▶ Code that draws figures
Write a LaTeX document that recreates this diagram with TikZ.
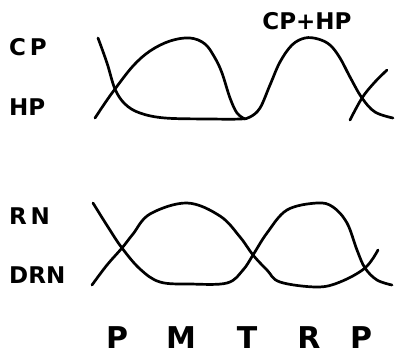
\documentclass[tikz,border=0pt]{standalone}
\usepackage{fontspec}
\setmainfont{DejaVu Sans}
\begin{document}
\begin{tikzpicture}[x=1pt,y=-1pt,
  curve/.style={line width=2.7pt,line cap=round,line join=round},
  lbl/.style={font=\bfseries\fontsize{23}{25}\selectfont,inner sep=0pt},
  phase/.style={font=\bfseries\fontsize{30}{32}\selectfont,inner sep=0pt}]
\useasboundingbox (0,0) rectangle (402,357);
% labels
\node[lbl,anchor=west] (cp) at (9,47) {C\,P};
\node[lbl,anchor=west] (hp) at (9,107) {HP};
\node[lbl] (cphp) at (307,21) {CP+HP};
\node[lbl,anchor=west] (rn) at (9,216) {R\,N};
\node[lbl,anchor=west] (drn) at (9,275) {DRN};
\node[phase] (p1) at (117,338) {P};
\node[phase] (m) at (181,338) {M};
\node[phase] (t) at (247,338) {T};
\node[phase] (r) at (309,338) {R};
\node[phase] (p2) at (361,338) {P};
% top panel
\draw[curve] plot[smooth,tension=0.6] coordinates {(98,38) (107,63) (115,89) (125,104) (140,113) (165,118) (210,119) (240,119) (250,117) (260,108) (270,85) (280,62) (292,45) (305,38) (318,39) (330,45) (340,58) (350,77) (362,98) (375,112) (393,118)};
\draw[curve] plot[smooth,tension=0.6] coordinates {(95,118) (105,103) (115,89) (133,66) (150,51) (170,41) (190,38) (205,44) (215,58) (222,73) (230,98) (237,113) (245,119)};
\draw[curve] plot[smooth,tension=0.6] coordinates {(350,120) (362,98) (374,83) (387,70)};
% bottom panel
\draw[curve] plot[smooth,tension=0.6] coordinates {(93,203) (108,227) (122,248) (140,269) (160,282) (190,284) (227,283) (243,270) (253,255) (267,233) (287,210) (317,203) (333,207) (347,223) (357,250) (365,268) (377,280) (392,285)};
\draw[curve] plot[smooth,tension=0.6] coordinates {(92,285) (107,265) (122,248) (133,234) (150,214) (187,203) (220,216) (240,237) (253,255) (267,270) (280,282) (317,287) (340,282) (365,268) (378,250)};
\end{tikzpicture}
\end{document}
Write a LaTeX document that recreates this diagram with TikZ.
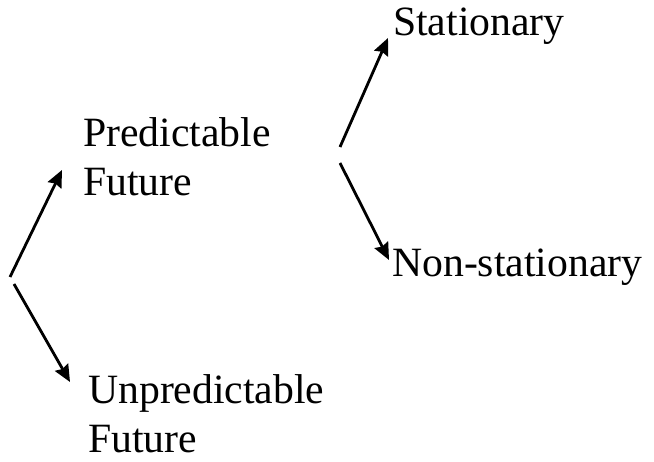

▶ THE EXERCISE
Return all of the data exactly as written, and drop the pictures.

▶ REPLY
Write a LaTeX document that recreates this diagram with TikZ.
\documentclass[tikz,border=0pt]{standalone}
\usepackage{fontspec}
\setmainfont{DejaVu Sans}
\begin{document}
\begin{tikzpicture}[x=1pt,y=-1pt,
  curve/.style={line width=2.7pt,line cap=round,line join=round},
  lbl/.style={font=\bfseries\fontsize{23}{25}\selectfont,inner sep=0pt},
  phase/.style={font=\bfseries\fontsize{30}{32}\selectfont,inner sep=0pt}]
\useasboundingbox (0,0) rectangle (402,357);
% labels
\node[lbl,anchor=west] (cp) at (9,47) {C\,P};
\node[lbl,anchor=west] (hp) at (9,107) {HP};
\node[lbl] (cphp) at (307,21) {CP+HP};
\node[lbl,anchor=west] (rn) at (9,216) {R\,N};
\node[lbl,anchor=west] (drn) at (9,275) {DRN};
\node[phase] (p1) at (117,338) {P};
\node[phase] (m) at (181,338) {M};
\node[phase] (t) at (247,338) {T};
\node[phase] (r) at (309,338) {R};
\node[phase] (p2) at (361,338) {P};
% top panel
\draw[curve] plot[smooth,tension=0.6] coordinates {(98,38) (107,63) (115,89) (125,104) (140,113) (165,118) (210,119) (240,119) (250,117) (260,108) (270,85) (280,62) (292,45) (305,38) (318,39) (330,45) (340,58) (350,77) (362,98) (375,112) (393,118)};
\draw[curve] plot[smooth,tension=0.6] coordinates {(95,118) (105,103) (115,89) (133,66) (150,51) (170,41) (190,38) (205,44) (215,58) (222,73) (230,98) (237,113) (245,119)};
\draw[curve] plot[smooth,tension=0.6] coordinates {(350,120) (362,98) (374,83) (387,70)};
% bottom panel
\draw[curve] plot[smooth,tension=0.6] coordinates {(93,203) (108,227) (122,248) (140,269) (160,282) (190,284) (227,283) (243,270) (253,255) (267,233) (287,210) (317,203) (333,207) (347,223) (357,250) (365,268) (377,280) (392,285)};
\draw[curve] plot[smooth,tension=0.6] coordinates {(92,285) (107,265) (122,248) (133,234) (150,214) (187,203) (220,216) (240,237) (253,255) (267,270) (280,282) (317,287) (340,282) (365,268) (378,250)};
\end{tikzpicture}
\end{document}
Write a LaTeX document that recreates this diagram with TikZ.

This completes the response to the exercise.